Trump has frequently condemned the 24-year-old NAFTA trade pact as a job-killing "disaster" for the United States.
 
Still, any new agreement is far from final.
 
The administration still needs to negotiate with the third partner in NAFTA, Canada, to become part of any new trade accord.
 
Without Canada, America's No. 2 trading partner, it's unclear whether any new U.S. trade agreement with Mexico would be possible.
 
The president said that he will be calling Canadian Prime Minister Justin Trudeau.
 
"If they'd like to negotiate fairly, we'll do that," Trump said.
 
Trump put pressure on Canada by threatening to tax Canadian auto imports and to leave Canada out of a new regional trade bloc.
 
NAFTA reduced most trade barriers between the three countries.
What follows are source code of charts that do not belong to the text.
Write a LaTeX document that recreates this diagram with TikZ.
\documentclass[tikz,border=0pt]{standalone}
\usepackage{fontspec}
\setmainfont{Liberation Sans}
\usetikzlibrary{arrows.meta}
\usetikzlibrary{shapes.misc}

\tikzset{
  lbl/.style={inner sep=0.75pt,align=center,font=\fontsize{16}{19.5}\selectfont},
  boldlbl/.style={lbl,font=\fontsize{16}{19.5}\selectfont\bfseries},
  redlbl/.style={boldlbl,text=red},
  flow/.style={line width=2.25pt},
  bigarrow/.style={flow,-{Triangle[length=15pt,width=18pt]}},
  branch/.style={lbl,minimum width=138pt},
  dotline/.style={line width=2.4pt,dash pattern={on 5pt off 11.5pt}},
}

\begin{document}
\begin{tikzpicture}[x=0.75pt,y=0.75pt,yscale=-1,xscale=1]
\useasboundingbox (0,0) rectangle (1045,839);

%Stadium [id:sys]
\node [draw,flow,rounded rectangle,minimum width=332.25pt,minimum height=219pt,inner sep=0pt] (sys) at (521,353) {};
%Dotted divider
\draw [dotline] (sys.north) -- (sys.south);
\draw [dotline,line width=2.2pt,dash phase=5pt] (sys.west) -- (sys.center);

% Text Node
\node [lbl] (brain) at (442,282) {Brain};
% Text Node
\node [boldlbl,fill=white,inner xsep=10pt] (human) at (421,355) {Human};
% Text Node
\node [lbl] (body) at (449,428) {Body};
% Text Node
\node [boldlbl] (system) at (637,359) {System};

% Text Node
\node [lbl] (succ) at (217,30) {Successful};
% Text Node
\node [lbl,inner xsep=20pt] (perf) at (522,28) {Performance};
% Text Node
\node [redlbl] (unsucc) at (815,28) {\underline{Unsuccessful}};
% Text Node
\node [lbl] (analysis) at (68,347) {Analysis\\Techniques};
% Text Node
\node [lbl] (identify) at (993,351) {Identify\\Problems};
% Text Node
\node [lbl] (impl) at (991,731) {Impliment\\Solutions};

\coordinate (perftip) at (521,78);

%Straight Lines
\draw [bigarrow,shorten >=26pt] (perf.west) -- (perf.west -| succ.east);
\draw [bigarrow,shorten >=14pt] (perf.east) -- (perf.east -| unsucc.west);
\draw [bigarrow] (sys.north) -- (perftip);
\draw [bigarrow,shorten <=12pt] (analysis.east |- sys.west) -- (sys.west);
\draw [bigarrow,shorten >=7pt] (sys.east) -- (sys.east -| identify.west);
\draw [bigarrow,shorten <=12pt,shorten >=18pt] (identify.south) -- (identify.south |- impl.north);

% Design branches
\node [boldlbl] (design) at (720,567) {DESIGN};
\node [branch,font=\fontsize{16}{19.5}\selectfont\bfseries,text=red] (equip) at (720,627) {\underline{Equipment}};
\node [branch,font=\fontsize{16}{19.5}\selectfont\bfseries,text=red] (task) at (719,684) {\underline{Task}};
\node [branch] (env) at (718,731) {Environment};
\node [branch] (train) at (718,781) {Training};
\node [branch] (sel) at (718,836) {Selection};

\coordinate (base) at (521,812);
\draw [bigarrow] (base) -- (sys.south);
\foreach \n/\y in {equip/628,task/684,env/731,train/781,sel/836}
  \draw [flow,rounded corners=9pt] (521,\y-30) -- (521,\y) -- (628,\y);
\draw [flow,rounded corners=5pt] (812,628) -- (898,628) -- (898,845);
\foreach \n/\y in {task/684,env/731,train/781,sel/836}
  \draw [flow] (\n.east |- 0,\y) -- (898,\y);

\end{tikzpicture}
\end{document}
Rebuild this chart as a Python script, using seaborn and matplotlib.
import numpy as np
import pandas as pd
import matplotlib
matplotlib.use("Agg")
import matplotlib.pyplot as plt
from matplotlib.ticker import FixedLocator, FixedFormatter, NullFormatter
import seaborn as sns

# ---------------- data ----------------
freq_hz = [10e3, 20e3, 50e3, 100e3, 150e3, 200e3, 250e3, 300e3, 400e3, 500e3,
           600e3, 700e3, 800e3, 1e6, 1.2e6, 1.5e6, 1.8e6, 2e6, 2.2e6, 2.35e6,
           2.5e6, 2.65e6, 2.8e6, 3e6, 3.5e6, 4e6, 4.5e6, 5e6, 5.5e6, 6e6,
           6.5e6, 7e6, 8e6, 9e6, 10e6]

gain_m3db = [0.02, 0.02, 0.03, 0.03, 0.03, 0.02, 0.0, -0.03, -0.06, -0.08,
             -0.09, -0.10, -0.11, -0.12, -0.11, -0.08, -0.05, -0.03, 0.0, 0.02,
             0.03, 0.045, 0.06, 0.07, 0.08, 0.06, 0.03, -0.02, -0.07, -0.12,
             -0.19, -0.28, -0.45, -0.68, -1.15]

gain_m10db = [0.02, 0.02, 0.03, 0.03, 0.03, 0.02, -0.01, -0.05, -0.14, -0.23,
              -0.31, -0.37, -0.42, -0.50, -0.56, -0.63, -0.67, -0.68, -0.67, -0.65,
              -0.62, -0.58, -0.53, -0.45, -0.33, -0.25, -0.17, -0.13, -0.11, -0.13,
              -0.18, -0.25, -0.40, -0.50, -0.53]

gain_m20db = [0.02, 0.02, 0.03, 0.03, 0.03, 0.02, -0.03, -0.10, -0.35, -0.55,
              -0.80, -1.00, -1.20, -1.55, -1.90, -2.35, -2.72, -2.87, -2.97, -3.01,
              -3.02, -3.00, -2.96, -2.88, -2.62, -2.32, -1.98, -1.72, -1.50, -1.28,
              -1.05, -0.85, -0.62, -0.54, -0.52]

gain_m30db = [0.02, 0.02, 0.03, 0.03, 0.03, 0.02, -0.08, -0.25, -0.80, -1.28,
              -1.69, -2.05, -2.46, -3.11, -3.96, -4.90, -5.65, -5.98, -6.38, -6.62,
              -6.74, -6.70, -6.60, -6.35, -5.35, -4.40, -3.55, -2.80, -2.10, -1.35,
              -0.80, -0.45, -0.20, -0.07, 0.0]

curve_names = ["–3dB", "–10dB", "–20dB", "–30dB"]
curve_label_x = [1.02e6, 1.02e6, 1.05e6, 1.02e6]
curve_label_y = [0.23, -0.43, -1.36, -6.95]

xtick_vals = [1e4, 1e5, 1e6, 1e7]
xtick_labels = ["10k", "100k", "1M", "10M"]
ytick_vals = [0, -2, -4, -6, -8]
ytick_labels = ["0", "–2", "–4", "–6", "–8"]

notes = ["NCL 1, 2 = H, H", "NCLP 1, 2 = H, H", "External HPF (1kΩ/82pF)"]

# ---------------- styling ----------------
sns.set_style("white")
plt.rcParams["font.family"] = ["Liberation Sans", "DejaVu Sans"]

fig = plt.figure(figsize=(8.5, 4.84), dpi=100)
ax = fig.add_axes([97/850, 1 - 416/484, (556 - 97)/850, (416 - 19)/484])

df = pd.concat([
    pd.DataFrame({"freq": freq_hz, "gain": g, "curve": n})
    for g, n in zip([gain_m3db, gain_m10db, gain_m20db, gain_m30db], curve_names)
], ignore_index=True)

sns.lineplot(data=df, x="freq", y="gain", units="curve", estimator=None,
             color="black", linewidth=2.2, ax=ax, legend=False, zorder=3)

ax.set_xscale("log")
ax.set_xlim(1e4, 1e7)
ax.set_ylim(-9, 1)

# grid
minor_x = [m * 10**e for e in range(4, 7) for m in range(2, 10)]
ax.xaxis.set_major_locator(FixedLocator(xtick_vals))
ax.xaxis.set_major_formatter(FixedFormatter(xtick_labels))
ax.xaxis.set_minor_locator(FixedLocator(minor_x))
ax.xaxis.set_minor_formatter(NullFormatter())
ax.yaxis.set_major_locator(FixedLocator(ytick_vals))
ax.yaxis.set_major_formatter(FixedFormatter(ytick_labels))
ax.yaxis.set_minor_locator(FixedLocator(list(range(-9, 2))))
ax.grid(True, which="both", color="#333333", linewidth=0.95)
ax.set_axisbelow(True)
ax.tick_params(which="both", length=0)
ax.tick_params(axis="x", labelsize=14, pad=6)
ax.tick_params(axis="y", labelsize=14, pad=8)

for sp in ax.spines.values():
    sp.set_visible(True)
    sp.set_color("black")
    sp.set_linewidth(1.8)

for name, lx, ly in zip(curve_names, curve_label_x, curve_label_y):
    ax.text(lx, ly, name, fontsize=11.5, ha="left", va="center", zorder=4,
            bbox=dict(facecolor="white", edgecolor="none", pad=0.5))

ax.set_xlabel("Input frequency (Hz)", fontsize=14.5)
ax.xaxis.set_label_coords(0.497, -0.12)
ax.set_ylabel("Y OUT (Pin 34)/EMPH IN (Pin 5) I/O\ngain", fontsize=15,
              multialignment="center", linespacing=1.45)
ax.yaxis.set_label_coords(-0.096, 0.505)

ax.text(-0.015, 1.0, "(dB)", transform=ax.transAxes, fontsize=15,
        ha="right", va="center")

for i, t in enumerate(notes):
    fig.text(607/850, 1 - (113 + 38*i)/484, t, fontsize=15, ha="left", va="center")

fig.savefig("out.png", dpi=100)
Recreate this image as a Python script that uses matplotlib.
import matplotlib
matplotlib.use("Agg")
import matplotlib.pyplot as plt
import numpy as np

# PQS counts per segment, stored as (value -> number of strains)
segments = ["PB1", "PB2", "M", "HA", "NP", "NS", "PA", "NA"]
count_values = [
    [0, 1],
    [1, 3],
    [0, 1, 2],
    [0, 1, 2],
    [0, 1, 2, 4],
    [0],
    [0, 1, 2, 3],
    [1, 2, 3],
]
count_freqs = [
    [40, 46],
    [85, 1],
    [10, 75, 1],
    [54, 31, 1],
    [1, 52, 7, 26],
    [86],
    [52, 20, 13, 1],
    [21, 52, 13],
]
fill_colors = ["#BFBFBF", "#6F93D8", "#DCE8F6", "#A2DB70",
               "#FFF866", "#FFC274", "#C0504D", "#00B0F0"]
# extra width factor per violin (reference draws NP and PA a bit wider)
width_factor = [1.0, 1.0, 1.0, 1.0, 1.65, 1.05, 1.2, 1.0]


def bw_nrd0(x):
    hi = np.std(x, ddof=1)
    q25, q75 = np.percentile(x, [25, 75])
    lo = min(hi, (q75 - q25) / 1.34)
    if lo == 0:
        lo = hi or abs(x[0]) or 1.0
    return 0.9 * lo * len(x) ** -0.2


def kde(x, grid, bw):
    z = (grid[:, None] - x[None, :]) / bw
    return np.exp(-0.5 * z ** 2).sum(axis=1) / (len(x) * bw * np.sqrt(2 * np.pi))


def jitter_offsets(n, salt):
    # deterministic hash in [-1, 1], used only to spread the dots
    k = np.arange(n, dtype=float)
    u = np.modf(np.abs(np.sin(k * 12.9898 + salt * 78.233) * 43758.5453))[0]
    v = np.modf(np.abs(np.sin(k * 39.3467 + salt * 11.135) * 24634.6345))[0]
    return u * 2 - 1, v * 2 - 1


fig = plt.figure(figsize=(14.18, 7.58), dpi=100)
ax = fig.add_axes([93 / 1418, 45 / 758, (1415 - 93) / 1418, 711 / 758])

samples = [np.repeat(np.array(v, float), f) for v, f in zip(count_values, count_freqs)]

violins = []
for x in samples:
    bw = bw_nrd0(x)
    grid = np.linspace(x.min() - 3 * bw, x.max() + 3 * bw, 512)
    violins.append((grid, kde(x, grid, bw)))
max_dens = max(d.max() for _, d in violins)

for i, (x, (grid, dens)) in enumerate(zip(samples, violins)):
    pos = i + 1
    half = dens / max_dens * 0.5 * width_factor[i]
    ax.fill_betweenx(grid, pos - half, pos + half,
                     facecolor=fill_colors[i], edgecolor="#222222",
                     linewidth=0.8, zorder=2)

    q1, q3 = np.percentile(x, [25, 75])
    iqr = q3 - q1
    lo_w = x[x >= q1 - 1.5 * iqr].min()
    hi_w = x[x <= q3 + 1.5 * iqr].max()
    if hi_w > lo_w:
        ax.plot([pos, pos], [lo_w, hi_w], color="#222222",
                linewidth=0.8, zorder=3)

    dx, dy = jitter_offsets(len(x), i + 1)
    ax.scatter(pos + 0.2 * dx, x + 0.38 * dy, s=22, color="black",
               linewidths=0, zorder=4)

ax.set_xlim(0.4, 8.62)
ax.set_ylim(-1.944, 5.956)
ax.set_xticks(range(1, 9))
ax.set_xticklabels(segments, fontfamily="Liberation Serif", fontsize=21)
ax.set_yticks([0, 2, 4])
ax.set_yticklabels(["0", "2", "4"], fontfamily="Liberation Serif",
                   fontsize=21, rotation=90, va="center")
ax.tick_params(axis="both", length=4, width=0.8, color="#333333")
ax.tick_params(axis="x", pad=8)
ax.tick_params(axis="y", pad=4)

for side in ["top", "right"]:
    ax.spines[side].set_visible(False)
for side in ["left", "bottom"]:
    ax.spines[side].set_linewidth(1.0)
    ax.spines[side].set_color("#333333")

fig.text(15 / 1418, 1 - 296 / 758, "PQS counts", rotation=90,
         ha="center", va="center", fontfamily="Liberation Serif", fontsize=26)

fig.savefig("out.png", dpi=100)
But Trump and other critics say it encouraged U.S. manufacturers to move south of the border to exploit low-wage Mexican labour.
 
Talks to overhaul the agreement began a year ago and have proved contentious.
 
U.S. and Mexican negotiators worked over the weekend to narrow their differences. The Office of the U.S.
 
Trade Representative said that Mexico had agreed to ensure that 75 per cent of automotive content be produced within the trade bloc (up from a current 62.5 per cent) to receive duty-free benefits and that 40 per cent to 45 per cent be made by workers earning at least $16 an hour.
 
It remains unclear where Monday's announcement leaves Canada.
 
Adam Austen, a spokesman for Canadian Foreign Minister Chrystia Freeland, said: "Canada is encouraged by the continued optimism shown by our negotiating partners. Progress between Mexico and the United States is a necessary requirement for any renewed NAFTA agreement."
 
Austen said the Canadians had been regular contact with the NAFTA negotiators.
 
"We will only sign a new NAFTA that is good for Canada and good for the middle class," he said, adding that "Canada's signature is required."
 

The No. 2 Senate Republican, John Cornyn of Texas, hailed the "positive step" but said Canada needs to be party to a final deal. "A trilateral agreement is the best path forward," he said, adding that millions of jobs are at stake.